>> Begin INFORMATION PROVIDED
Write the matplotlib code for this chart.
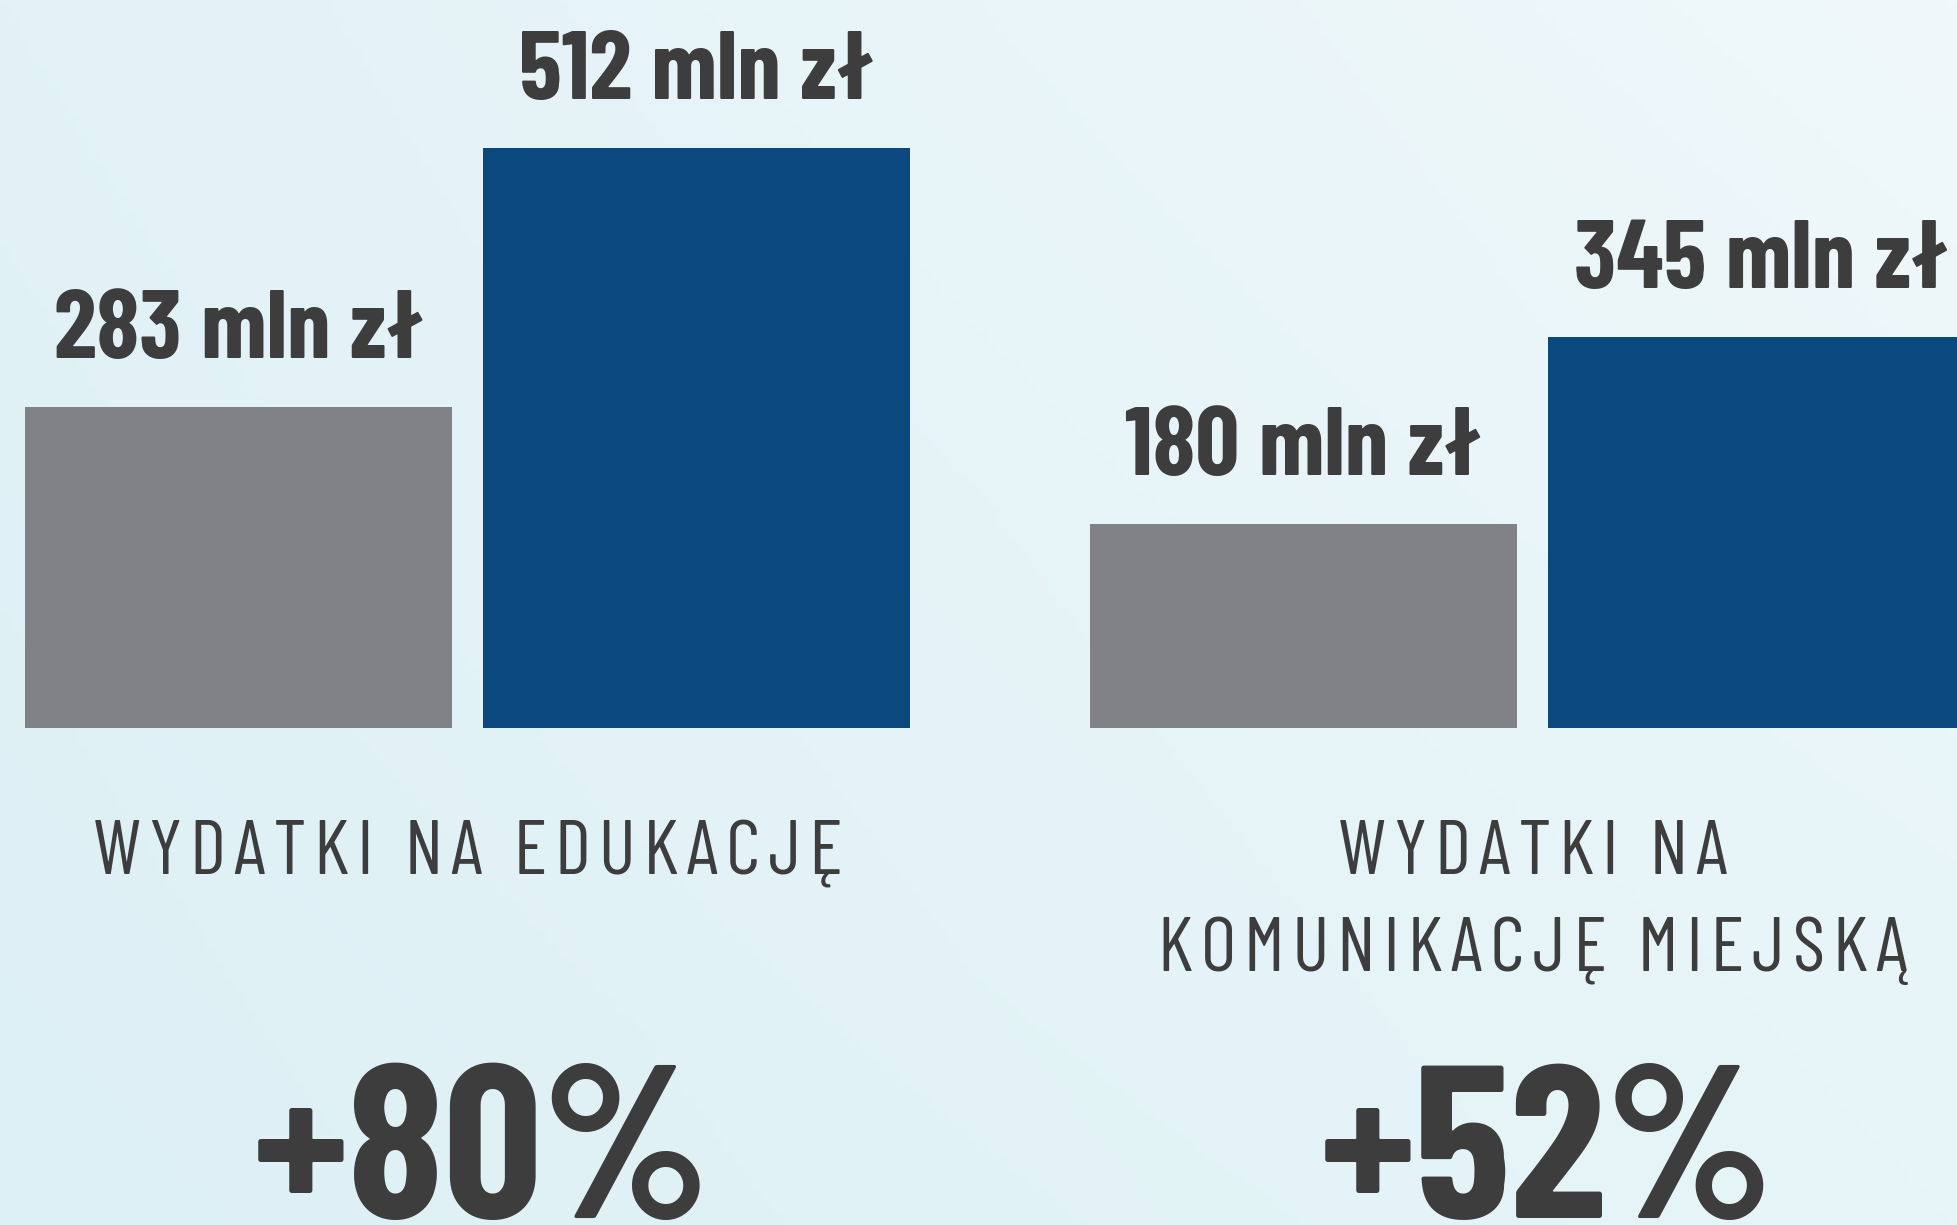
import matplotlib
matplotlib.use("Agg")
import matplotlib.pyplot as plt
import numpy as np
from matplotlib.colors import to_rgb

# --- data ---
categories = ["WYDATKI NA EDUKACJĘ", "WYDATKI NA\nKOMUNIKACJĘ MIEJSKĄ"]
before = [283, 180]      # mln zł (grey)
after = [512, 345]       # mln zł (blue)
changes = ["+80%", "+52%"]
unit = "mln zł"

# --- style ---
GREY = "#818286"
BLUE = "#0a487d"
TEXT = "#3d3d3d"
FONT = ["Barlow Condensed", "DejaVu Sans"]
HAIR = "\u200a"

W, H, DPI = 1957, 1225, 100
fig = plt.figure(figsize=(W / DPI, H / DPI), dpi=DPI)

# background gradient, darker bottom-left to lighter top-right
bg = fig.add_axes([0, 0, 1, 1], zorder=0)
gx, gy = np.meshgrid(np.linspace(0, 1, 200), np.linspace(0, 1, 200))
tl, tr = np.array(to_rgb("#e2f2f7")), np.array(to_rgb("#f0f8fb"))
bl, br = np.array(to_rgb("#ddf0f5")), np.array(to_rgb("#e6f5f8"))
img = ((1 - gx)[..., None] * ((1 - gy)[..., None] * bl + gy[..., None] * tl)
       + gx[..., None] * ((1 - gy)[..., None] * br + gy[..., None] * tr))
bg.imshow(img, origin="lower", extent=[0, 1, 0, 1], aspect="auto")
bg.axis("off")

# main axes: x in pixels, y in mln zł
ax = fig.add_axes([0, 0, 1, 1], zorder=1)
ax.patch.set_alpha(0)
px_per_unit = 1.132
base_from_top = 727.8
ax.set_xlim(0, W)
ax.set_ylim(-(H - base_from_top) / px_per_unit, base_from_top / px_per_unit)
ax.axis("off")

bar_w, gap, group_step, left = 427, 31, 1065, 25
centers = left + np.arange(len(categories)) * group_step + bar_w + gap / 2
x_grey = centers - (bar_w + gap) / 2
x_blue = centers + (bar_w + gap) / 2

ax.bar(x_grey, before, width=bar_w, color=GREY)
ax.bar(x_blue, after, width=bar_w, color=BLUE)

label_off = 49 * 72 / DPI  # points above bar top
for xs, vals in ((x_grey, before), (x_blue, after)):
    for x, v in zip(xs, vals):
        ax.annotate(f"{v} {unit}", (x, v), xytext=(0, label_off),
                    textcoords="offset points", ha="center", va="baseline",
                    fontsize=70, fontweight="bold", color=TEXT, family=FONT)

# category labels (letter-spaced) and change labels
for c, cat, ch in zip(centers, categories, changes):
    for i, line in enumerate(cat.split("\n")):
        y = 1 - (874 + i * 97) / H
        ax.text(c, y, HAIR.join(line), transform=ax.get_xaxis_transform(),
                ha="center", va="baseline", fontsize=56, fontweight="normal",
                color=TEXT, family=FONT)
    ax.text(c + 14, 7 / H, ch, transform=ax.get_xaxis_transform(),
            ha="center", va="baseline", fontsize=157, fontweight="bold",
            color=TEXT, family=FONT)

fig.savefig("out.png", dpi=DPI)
>> End INFORMATION PROVIDED
Copy each line exactly, and leave the pictures out of your copy.

Write the matplotlib code for this chart.
import matplotlib
matplotlib.use("Agg")
import matplotlib.pyplot as plt
import numpy as np
from matplotlib.colors import to_rgb

# --- data ---
categories = ["WYDATKI NA EDUKACJĘ", "WYDATKI NA\nKOMUNIKACJĘ MIEJSKĄ"]
before = [283, 180]      # mln zł (grey)
after = [512, 345]       # mln zł (blue)
changes = ["+80%", "+52%"]
unit = "mln zł"

# --- style ---
GREY = "#818286"
BLUE = "#0a487d"
TEXT = "#3d3d3d"
FONT = ["Barlow Condensed", "DejaVu Sans"]
HAIR = "\u200a"

W, H, DPI = 1957, 1225, 100
fig = plt.figure(figsize=(W / DPI, H / DPI), dpi=DPI)

# background gradient, darker bottom-left to lighter top-right
bg = fig.add_axes([0, 0, 1, 1], zorder=0)
gx, gy = np.meshgrid(np.linspace(0, 1, 200), np.linspace(0, 1, 200))
tl, tr = np.array(to_rgb("#e2f2f7")), np.array(to_rgb("#f0f8fb"))
bl, br = np.array(to_rgb("#ddf0f5")), np.array(to_rgb("#e6f5f8"))
img = ((1 - gx)[..., None] * ((1 - gy)[..., None] * bl + gy[..., None] * tl)
       + gx[..., None] * ((1 - gy)[..., None] * br + gy[..., None] * tr))
bg.imshow(img, origin="lower", extent=[0, 1, 0, 1], aspect="auto")
bg.axis("off")

# main axes: x in pixels, y in mln zł
ax = fig.add_axes([0, 0, 1, 1], zorder=1)
ax.patch.set_alpha(0)
px_per_unit = 1.132
base_from_top = 727.8
ax.set_xlim(0, W)
ax.set_ylim(-(H - base_from_top) / px_per_unit, base_from_top / px_per_unit)
ax.axis("off")

bar_w, gap, group_step, left = 427, 31, 1065, 25
centers = left + np.arange(len(categories)) * group_step + bar_w + gap / 2
x_grey = centers - (bar_w + gap) / 2
x_blue = centers + (bar_w + gap) / 2

ax.bar(x_grey, before, width=bar_w, color=GREY)
ax.bar(x_blue, after, width=bar_w, color=BLUE)

label_off = 49 * 72 / DPI  # points above bar top
for xs, vals in ((x_grey, before), (x_blue, after)):
    for x, v in zip(xs, vals):
        ax.annotate(f"{v} {unit}", (x, v), xytext=(0, label_off),
                    textcoords="offset points", ha="center", va="baseline",
                    fontsize=70, fontweight="bold", color=TEXT, family=FONT)

# category labels (letter-spaced) and change labels
for c, cat, ch in zip(centers, categories, changes):
    for i, line in enumerate(cat.split("\n")):
        y = 1 - (874 + i * 97) / H
        ax.text(c, y, HAIR.join(line), transform=ax.get_xaxis_transform(),
                ha="center", va="baseline", fontsize=56, fontweight="normal",
                color=TEXT, family=FONT)
    ax.text(c + 14, 7 / H, ch, transform=ax.get_xaxis_transform(),
            ha="center", va="baseline", fontsize=157, fontweight="bold",
            color=TEXT, family=FONT)

fig.savefig("out.png", dpi=DPI)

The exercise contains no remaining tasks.